* [THE REQUEST]:
Omit all images, then return the remaining material exactly as it stands.

* [GIVEN INFORMATION]:
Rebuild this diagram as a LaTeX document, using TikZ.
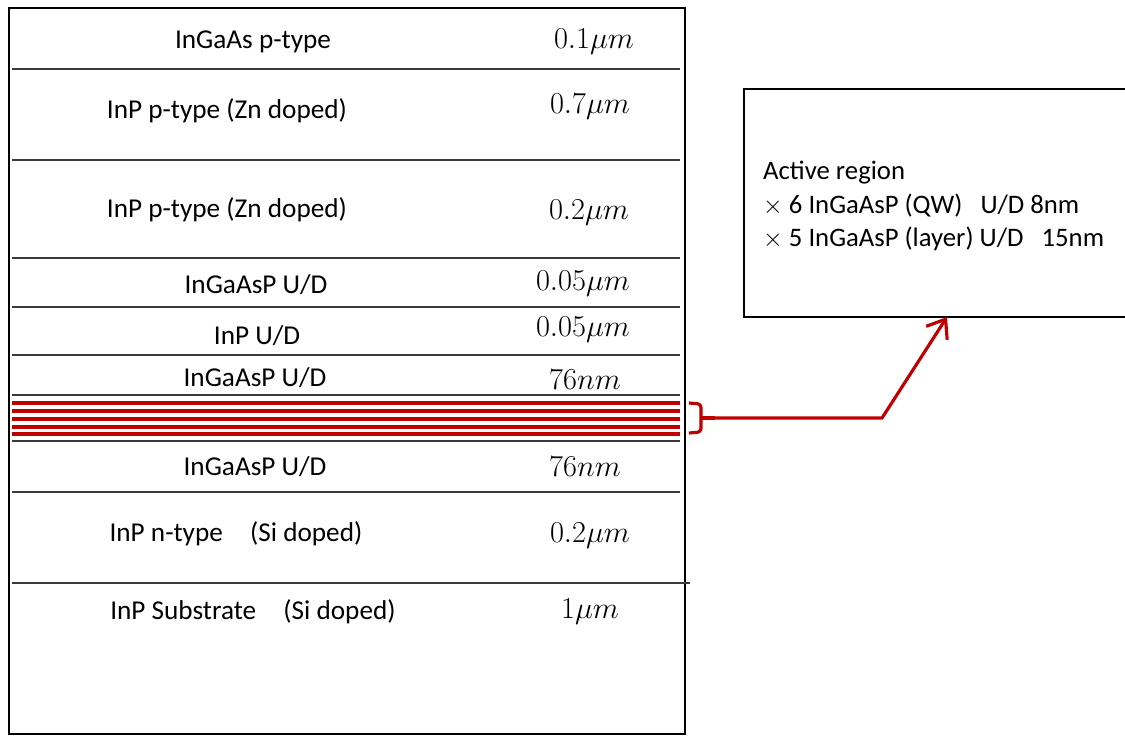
\documentclass[tikz,border=0pt]{standalone}
\usepackage{fontspec}
\setmainfont{Carlito}
\usepackage{tikz}
\usetikzlibrary{arrows.meta,positioning}
\definecolor{QWred}{HTML}{C00000}
\definecolor{Edge}{HTML}{3A3A3A}

\tikzset{
  layer/.style={font=\fontsize{15.5}{18}\selectfont},
  depth/.style={font=\fontsize{16}{18}\selectfont},
  sep/.style={Edge,line width=0.8pt},
}

\begin{document}
\begin{tikzpicture}[x=0.02cm,y=-0.02cm]
  \useasboundingbox (0,0) rectangle (1125,735);
  \clip (0,0) rectangle (1125,735);
  % stack
  \draw[line width=1.1pt] (9,8) rectangle (685,734);
  \foreach \yy in {69,160,258,307,355,395,441,492} \draw[sep] (12,\yy) -- (680,\yy);
  \draw[sep] (12,583) -- (690,583);
  \foreach \yy in {403,411,419,427,434} \draw[QWred,line width=2.3pt] (12,\yy) -- (680,\yy);
  % labels
  \node[layer] (l1) at (253,42) {InGaAs p-type};
  \node[depth] (t1) at (594,42) {$0.1\mu m$};
  \node[layer] (l2) at (227,111) {InP p-type (Zn doped)};
  \node[depth] (t2) at (590,107) {$0.7\mu m$};
  \node[layer] (l3) at (227,210) {InP p-type (Zn doped)};
  \node[depth] (t3) at (589,213) {$0.2\mu m$};
  \node[layer] (l4) at (256,285) {InGaAsP U/D};
  \node[depth] (t4) at (583,284) {$0.05\mu m$};
  \node[layer] (l5) at (257,336) {InP U/D};
  \node[depth] (t5) at (583,330) {$0.05\mu m$};
  \node[layer] (l6) at (255,378) {InGaAsP U/D};
  \node[depth] (t6) at (585,380) {$76nm$};
  \node[layer] (l7) at (255,467) {InGaAsP U/D};
  \node[depth] (t7) at (585,467) {$76nm$};
  \node[layer] (l8) at (236,534) {InP n-type\quad(Si doped)};
  \node[depth] (t8) at (590,536) {$0.2\mu m$};
  \node[layer] (l9) at (253,612) {InP Substrate\quad(Si doped)};
  \node[depth] (t9) at (590,612) {$1\mu m$};
  % active region box
  \draw[line width=1.1pt] (744,89) rectangle (1140,317);
  \coordinate (boxin) at (947,317);
  \node[font=\fontsize{15.2}{19}\selectfont,align=left,anchor=west] (info) at (757,206)
    {Active region\\$\times$ 6 InGaAsP (QW)\ \ \ U/D 8nm\\$\times$ 5 InGaAsP (layer) U/D\ \ \ 15nm};
  % bracket and arrow
  \coordinate (brk) at (715,418);
  \coordinate (bend) at (882,418);
  \draw[QWred,line width=1.8pt,rounded corners=2pt] (689,403) -- (701,404) -- (701,432) -- (689,433);
  \draw[QWred,line width=1.8pt] (701,418) -- (brk);
  \draw[QWred,line width=1.8pt,-{Straight Barb[length=3.3mm,width=5mm]}] (brk) -- (bend) -- (boxin);
\end{tikzpicture}
\end{document}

* [WRITTEN RESPONSE]:
Rebuild this diagram as a LaTeX document, using TikZ.
\documentclass[tikz,border=0pt]{standalone}
\usepackage{fontspec}
\setmainfont{Carlito}
\usepackage{tikz}
\usetikzlibrary{arrows.meta,positioning}
\definecolor{QWred}{HTML}{C00000}
\definecolor{Edge}{HTML}{3A3A3A}

\tikzset{
  layer/.style={font=\fontsize{15.5}{18}\selectfont},
  depth/.style={font=\fontsize{16}{18}\selectfont},
  sep/.style={Edge,line width=0.8pt},
}

\begin{document}
\begin{tikzpicture}[x=0.02cm,y=-0.02cm]
  \useasboundingbox (0,0) rectangle (1125,735);
  \clip (0,0) rectangle (1125,735);
  % stack
  \draw[line width=1.1pt] (9,8) rectangle (685,734);
  \foreach \yy in {69,160,258,307,355,395,441,492} \draw[sep] (12,\yy) -- (680,\yy);
  \draw[sep] (12,583) -- (690,583);
  \foreach \yy in {403,411,419,427,434} \draw[QWred,line width=2.3pt] (12,\yy) -- (680,\yy);
  % labels
  \node[layer] (l1) at (253,42) {InGaAs p-type};
  \node[depth] (t1) at (594,42) {$0.1\mu m$};
  \node[layer] (l2) at (227,111) {InP p-type (Zn doped)};
  \node[depth] (t2) at (590,107) {$0.7\mu m$};
  \node[layer] (l3) at (227,210) {InP p-type (Zn doped)};
  \node[depth] (t3) at (589,213) {$0.2\mu m$};
  \node[layer] (l4) at (256,285) {InGaAsP U/D};
  \node[depth] (t4) at (583,284) {$0.05\mu m$};
  \node[layer] (l5) at (257,336) {InP U/D};
  \node[depth] (t5) at (583,330) {$0.05\mu m$};
  \node[layer] (l6) at (255,378) {InGaAsP U/D};
  \node[depth] (t6) at (585,380) {$76nm$};
  \node[layer] (l7) at (255,467) {InGaAsP U/D};
  \node[depth] (t7) at (585,467) {$76nm$};
  \node[layer] (l8) at (236,534) {InP n-type\quad(Si doped)};
  \node[depth] (t8) at (590,536) {$0.2\mu m$};
  \node[layer] (l9) at (253,612) {InP Substrate\quad(Si doped)};
  \node[depth] (t9) at (590,612) {$1\mu m$};
  % active region box
  \draw[line width=1.1pt] (744,89) rectangle (1140,317);
  \coordinate (boxin) at (947,317);
  \node[font=\fontsize{15.2}{19}\selectfont,align=left,anchor=west] (info) at (757,206)
    {Active region\\$\times$ 6 InGaAsP (QW)\ \ \ U/D 8nm\\$\times$ 5 InGaAsP (layer) U/D\ \ \ 15nm};
  % bracket and arrow
  \coordinate (brk) at (715,418);
  \coordinate (bend) at (882,418);
  \draw[QWred,line width=1.8pt,rounded corners=2pt] (689,403) -- (701,404) -- (701,432) -- (689,433);
  \draw[QWred,line width=1.8pt] (701,418) -- (brk);
  \draw[QWred,line width=1.8pt,-{Straight Barb[length=3.3mm,width=5mm]}] (brk) -- (bend) -- (boxin);
\end{tikzpicture}
\end{document}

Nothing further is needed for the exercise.